§ Task to complete
Using the material below, repeat exactly the lines from the one with "Convert this chart" through the one with "import seaborn as sns", ends included, without any images.

§ Supplied entries

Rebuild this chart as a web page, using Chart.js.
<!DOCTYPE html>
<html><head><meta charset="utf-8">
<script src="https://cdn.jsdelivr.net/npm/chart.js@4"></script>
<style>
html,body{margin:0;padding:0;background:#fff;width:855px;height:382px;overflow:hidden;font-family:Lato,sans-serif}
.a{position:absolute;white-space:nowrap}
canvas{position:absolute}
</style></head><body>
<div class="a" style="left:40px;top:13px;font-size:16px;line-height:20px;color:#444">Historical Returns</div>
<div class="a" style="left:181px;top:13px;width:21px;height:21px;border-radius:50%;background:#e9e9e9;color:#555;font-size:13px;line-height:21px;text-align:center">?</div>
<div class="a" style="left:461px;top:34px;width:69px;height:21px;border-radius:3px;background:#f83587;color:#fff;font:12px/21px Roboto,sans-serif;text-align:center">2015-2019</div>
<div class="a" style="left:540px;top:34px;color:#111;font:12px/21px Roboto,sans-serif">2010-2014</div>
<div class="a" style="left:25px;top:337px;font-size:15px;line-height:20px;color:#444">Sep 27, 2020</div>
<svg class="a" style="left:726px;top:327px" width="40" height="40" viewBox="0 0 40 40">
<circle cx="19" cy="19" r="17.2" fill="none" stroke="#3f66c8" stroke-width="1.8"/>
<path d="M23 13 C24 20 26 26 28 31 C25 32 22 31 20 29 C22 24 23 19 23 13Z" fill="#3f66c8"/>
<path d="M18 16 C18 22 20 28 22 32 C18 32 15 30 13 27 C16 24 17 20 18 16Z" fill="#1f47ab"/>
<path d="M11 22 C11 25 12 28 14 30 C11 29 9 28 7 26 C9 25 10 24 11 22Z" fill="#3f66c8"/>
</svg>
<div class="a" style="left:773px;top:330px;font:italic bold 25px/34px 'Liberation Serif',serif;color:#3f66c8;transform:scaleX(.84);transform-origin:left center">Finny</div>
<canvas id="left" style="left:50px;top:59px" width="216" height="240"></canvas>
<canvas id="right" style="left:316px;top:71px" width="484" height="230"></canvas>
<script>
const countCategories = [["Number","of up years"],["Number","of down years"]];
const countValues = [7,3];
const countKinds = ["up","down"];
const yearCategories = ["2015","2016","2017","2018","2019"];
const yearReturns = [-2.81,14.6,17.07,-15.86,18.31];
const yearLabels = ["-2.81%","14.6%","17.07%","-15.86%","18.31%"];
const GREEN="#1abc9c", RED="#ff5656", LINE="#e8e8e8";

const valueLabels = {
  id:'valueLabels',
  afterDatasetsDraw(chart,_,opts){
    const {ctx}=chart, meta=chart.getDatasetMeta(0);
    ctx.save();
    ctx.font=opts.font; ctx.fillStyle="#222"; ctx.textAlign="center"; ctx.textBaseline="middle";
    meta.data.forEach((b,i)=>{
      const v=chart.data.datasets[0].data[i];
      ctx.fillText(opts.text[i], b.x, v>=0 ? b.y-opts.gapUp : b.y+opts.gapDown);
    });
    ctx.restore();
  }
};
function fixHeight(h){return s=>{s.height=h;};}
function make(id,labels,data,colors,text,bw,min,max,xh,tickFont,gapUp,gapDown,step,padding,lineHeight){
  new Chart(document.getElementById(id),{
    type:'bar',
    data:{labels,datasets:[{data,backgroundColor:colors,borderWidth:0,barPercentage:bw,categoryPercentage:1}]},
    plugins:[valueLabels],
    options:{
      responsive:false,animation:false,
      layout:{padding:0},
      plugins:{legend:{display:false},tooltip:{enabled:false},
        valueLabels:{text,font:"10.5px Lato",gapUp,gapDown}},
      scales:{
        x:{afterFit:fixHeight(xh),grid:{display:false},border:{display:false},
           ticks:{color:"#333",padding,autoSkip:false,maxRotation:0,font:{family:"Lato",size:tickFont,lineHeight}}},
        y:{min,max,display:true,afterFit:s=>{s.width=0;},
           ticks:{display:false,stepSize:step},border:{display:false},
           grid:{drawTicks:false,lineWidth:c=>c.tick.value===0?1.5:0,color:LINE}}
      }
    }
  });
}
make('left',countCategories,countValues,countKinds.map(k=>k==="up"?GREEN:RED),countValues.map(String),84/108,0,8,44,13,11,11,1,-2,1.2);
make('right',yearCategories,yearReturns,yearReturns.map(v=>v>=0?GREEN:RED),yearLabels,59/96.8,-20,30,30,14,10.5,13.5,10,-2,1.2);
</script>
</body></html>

---

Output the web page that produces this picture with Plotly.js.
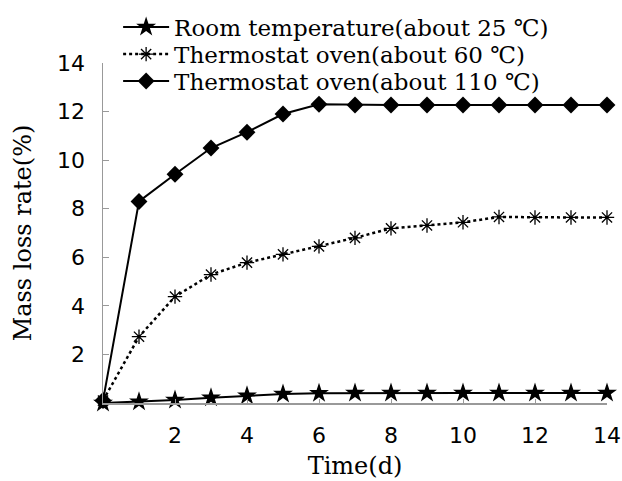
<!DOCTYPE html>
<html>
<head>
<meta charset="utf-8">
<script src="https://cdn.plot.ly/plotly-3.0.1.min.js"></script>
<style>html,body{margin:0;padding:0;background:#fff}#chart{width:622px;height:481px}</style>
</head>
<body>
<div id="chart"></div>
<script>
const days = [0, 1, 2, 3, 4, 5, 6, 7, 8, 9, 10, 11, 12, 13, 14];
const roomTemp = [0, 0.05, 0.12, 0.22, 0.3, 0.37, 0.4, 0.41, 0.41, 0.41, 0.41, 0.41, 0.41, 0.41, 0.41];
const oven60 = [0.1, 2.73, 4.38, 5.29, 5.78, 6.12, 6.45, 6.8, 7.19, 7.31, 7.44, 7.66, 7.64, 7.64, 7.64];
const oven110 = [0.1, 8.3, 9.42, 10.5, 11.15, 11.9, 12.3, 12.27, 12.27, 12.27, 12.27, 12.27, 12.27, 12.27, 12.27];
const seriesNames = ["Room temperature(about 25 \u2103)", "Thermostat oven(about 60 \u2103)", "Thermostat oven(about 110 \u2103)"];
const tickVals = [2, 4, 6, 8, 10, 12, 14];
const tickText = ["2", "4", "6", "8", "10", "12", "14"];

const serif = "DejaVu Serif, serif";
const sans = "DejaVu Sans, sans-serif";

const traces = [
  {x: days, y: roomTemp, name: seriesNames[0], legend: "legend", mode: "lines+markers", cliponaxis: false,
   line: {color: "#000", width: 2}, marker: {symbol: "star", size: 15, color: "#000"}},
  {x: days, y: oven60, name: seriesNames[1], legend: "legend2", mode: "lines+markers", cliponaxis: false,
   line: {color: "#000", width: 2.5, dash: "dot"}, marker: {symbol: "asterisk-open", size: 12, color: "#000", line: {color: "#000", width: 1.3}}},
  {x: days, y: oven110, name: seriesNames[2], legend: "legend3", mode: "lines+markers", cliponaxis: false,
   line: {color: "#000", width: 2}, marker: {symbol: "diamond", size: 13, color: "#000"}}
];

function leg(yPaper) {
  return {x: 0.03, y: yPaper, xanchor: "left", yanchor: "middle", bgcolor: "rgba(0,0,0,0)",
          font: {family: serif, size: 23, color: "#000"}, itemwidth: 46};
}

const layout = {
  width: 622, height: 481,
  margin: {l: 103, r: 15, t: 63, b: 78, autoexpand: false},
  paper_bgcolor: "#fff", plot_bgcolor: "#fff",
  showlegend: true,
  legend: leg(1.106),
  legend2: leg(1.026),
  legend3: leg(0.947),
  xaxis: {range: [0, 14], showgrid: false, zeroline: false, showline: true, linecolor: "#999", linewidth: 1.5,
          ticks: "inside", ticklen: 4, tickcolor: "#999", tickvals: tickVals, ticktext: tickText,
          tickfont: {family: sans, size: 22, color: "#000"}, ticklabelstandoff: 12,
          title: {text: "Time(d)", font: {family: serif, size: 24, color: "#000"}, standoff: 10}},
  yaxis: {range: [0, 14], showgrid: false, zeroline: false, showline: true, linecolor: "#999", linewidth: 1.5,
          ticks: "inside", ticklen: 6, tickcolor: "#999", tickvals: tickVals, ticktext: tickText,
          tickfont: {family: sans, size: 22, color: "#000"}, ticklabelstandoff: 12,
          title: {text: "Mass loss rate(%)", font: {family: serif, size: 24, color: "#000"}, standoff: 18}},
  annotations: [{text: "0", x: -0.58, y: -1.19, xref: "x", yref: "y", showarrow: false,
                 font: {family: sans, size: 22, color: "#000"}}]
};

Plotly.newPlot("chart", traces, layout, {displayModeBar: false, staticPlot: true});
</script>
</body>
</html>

...

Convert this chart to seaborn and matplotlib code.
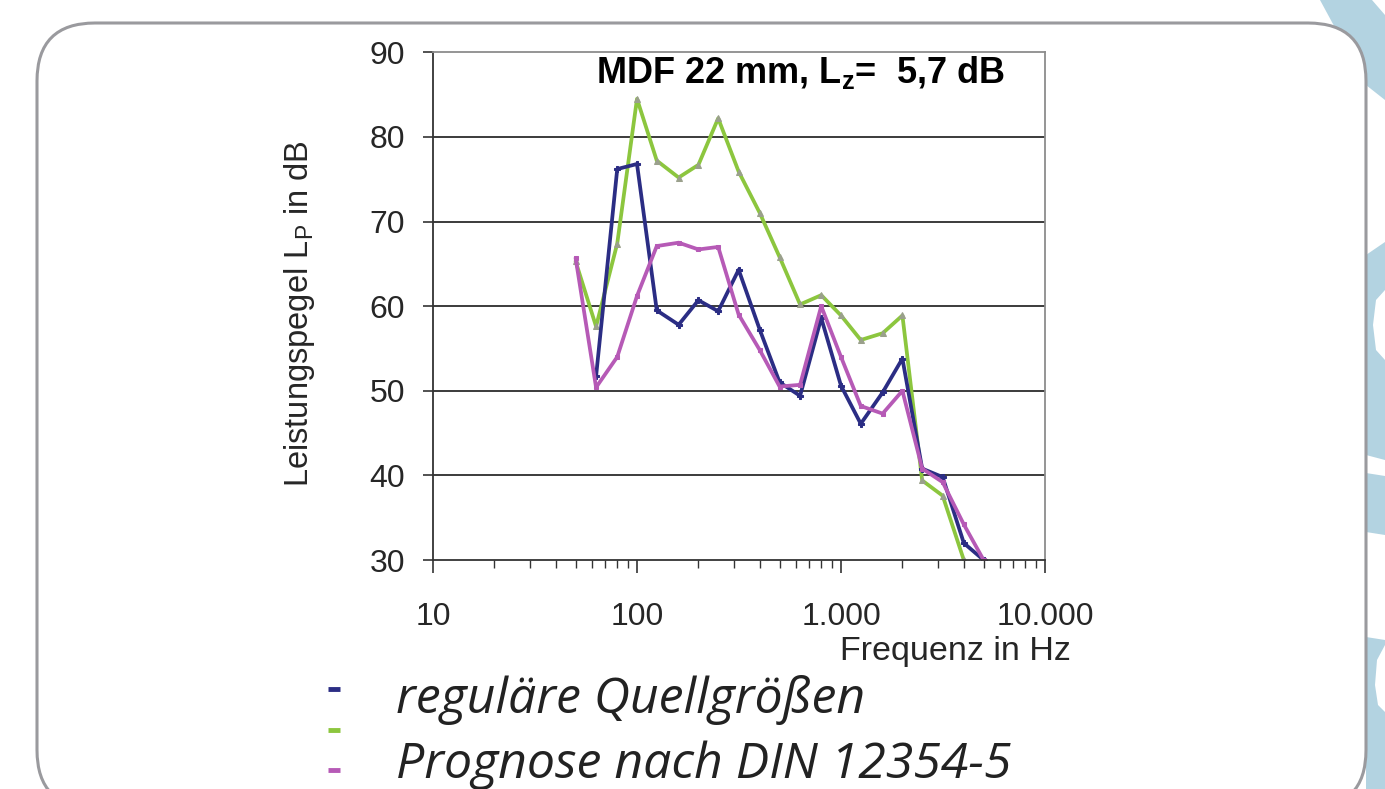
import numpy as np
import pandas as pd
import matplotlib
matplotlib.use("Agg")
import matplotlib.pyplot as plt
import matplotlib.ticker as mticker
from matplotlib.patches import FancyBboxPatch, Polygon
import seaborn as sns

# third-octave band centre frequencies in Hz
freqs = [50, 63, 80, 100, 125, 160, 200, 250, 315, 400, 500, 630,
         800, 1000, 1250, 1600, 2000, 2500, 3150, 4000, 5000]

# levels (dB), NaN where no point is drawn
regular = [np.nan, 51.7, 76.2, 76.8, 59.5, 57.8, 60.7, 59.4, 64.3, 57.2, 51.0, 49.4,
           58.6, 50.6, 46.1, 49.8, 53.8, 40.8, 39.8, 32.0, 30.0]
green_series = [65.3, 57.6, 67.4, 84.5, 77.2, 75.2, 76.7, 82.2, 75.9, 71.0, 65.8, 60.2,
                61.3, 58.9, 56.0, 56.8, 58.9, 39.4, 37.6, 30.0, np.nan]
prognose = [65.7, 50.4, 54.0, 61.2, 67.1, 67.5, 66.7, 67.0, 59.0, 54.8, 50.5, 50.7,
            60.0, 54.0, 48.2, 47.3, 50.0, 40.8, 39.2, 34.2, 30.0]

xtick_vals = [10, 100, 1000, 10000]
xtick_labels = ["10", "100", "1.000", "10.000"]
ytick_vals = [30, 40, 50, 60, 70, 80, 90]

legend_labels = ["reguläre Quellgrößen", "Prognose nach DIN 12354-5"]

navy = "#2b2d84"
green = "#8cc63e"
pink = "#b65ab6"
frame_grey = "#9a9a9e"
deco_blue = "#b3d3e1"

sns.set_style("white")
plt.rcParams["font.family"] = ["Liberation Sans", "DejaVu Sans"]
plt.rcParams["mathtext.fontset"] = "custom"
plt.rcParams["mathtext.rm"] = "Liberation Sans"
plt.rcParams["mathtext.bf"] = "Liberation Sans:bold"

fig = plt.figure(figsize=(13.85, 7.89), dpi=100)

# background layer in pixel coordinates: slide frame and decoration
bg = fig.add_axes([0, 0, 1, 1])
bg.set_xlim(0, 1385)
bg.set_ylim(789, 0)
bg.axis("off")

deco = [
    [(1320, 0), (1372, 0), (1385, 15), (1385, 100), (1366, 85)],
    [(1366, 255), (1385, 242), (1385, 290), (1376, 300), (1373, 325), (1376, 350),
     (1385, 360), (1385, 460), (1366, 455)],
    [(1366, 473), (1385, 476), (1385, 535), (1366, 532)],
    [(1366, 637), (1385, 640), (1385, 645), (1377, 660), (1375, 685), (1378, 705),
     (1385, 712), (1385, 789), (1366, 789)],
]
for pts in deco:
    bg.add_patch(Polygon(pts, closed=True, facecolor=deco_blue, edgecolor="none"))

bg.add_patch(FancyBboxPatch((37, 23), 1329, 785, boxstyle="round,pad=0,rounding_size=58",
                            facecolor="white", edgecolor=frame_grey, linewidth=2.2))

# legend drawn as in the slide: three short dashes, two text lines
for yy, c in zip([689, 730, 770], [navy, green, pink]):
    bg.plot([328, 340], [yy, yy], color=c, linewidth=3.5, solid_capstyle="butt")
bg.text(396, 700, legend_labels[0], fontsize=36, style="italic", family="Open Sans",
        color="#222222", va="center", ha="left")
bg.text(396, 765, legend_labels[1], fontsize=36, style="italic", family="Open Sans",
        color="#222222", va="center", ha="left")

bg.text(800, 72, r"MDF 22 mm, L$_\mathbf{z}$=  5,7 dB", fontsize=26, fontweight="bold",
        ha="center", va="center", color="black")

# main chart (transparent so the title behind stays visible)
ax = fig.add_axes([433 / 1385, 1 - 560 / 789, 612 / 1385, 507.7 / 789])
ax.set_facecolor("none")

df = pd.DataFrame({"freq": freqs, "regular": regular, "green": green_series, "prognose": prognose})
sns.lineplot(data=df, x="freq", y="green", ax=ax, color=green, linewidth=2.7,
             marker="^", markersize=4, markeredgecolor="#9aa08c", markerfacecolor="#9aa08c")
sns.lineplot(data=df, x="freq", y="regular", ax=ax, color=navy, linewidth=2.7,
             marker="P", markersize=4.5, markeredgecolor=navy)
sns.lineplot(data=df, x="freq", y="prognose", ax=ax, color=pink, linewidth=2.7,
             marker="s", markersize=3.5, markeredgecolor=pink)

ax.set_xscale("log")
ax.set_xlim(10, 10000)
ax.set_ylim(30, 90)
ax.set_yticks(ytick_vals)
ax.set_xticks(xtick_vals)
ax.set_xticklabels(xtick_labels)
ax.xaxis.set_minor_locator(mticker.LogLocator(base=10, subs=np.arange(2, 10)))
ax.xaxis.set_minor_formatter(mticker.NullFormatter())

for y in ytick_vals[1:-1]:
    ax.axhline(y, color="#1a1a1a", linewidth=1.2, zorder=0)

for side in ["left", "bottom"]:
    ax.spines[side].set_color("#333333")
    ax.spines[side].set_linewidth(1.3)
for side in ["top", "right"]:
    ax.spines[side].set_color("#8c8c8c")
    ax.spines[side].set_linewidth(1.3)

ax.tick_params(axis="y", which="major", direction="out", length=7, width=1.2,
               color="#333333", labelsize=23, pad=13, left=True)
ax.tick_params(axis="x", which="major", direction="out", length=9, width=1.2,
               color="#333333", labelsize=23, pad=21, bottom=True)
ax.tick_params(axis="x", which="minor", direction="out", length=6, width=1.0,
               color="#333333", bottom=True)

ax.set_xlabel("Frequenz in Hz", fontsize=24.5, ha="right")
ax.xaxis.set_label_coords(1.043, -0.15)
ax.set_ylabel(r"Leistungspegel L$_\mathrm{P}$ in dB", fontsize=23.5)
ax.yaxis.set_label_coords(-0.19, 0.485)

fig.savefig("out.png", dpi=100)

§ Solution for this exercise
Convert this chart to seaborn and matplotlib code.
import numpy as np
import pandas as pd
import matplotlib
matplotlib.use("Agg")
import matplotlib.pyplot as plt
import matplotlib.ticker as mticker
from matplotlib.patches import FancyBboxPatch, Polygon
import seaborn as sns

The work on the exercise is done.